Plandek Metric of the Week: Commits Without a Pull Request
Commits Without a Pull Request (CWPR) is an important engineering metric for all organisations and particularly those focused on software engineering quality and DevSecOps.
It measures all merges to master that has not been peer-reviewed (i.e. do not have a related pull request). This is generally considered as poor engineering practice and a potential security concern, particularly in organisations with engineers of variable experience and varied familiarity with the code base.
CWPR rates may vary widely between teams, locations, contractors etc – and hence it is a key software engineering quality metric. As such, software delivery teams at a higher level of Agile DevOps maturity will routinely focus on CWPR as a part of their broader engineering quality management process.
It is also a popular metric for delivery teams focused on DevSecOps, as effective DevSecOps recognises that teams and engineers themselves need to consistently put engineering security at the heart of their daily routines and processes.
As shown in the expanded view of CWPR above, the measure allows Teams Leads and Engineering Managers to review CWPR rates by committer and repo over time. The advanced filter functionality within Plandek also enables more detailed breakdowns such as by ticket issue type, ticket labels, and ticket status.

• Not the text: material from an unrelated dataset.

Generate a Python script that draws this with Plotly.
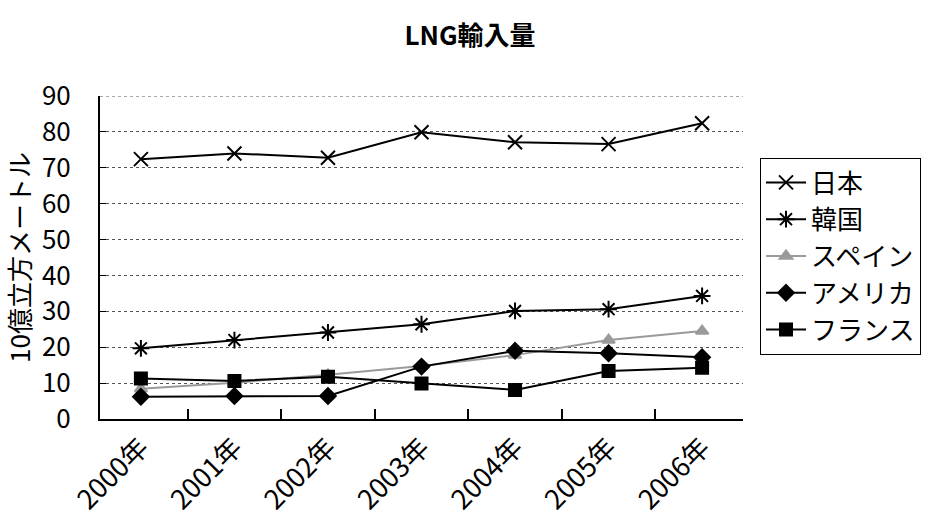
import plotly.graph_objects as go

years = ["2000年", "2001年", "2002年", "2003年", "2004年", "2005年", "2006年"]

japan = [72.4, 74.0, 72.8, 79.9, 77.1, 76.6, 82.4]
korea = [19.7, 22.0, 24.1, 26.4, 30.1, 30.6, 34.3]
spain = [8.4, 10.1, 12.3, 14.8, 17.8, 22.0, 24.5]
usa = [6.2, 6.4, 6.4, 14.6, 19.0, 18.3, 17.2]
france = [11.3, 10.6, 11.8, 9.9, 8.1, 13.4, 14.3]

FONT = "Liberation Sans Narrow, Arial Narrow, Noto Sans CJK JP, sans-serif"
JP = "Noto Sans CJK JP, sans-serif"

series = [
    ("日本", japan, "x-thin", "black", 14),
    ("韓国", korea, "asterisk", "black", 14),
    ("スペイン", spain, "triangle-up", "#9a9a9a", 11),
    ("アメリカ", usa, "diamond", "black", 12),
    ("フランス", france, "square", "black", 12),
]

fig = go.Figure()
for name, vals, sym, col, size in series:
    fig.add_trace(go.Scatter(
        x=years, y=vals, name=name, mode="lines+markers",
        line=dict(color=col, width=2),
        marker=dict(symbol=sym, size=size, color=col,
                    line=dict(color=col, width=2)),
    ))

fig.update_layout(
    width=943, height=530,
    margin=dict(l=100, r=200, t=96, b=111),
    paper_bgcolor="white", plot_bgcolor="white",
    title=dict(text="<b>LNG輸入量</b>", x=470 / 943, xref="container", xanchor="center",
               y=1 - 36 / 530, yref="container", yanchor="middle",
               font=dict(family=JP, size=26, color="black")),
    font=dict(family=FONT, color="black"),
    showlegend=True,
    legend=dict(
        xref="container", yref="container", x=760 / 943, y=1 - 158 / 530,
        xanchor="left", yanchor="top",
        bordercolor="black", borderwidth=1, bgcolor="white",
        font=dict(family=JP, size=26, color="black"),
        itemwidth=40, tracegroupgap=0,
    ),
    # top gridline at the 90 mark
    shapes=[dict(type="line", xref="paper", yref="y", x0=0, x1=1, y0=90, y1=90,
                 line=dict(color="#555555", width=1, dash="dot"))],
)

fig.update_xaxes(
    type="category", showline=True, linecolor="black", linewidth=2,
    ticks="inside", tickson="boundaries", ticklen=10, tickcolor="black",
    tickwidth=1.5, showgrid=False, tickangle=-45,
    tickfont=dict(family=FONT, size=27, color="black"),
)
fig.update_yaxes(
    range=[0, 90], dtick=10, showline=True, linecolor="black", linewidth=2,
    ticks="inside", ticklen=6, tickcolor="black",
    showgrid=True, gridcolor="#555555", griddash="dot", gridwidth=1,
    zeroline=False, ticklabelstandoff=22,
    tickfont=dict(family=FONT, size=26, color="black"),
    title=dict(text="10億立方メートル", standoff=12,
               font=dict(family=JP, size=26, color="black")),
)

fig.write_html("out.html")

The expanded view, therefore, enables teams to rapidly identify where the problems lie and to improve CWPR levels. For some organisations, 100% compliance (i.e. a CWPR level of 100%) would be the minimum target. In other organisations, CWPR targets may be set by project, team, location etc. Our experience shows that typically a CWPR rate of over 10% is seen as a serious concern.
Related metrics
Commits Without a Pull Request is often used in conjunction with other delivery and engineering quality metrics. Commits Without a Ticket Reference is another related engineering quality metric. It tracks the percentage of code commits made to any branch that does not have a related (e.g. Jira) ticket reference. The ticket reference is required for effective root-cause analytics – to trace the links between tickets and code commits.
Other delivery and engineering quality metrics include measures of software quality such as Escaped Defects, Bug Resolution Time and Unresolved Bugs.
Key use cases
Commits Without a Pull Request is used to monitor a key discipline that underpins engineering process quality – namely the peer review of code before it is committed by an individual engineer.
As such, it is a key engineering quality metric that needs careful monitoring to ensure both code quality and code security, as part of good DevSecOps practice. More broadly it is a good indicator metric of general process adherence and security disciplines within a software delivery team.
Tracking Commits Without a Pull Request may be particularly useful for:
- Immature delivery teams who are new to adopting Agile DevOps methodologies and tools.
- Distributed software delivery teams consisting of a wide variety of engineer types: in-house, contractor, onshore, offshore etc. As such environments may involve a higher turnover of engineers and many who are unfamiliar with the code base.
- Complex, strategically critical software delivery projects involving the building of new applications and features.
- Businesses with robust regulatory requirements and/or very high-risk profiles.
Expected outcomes
By reducing Commits Without a Pull Request, delivery teams will significantly reduce a key potential source of quality and infosec risk. In certain circumstances, regulatory requirements will mandate that CWPRs are tracked and reported on, in order to demonstrate effective quality and infosec procedures.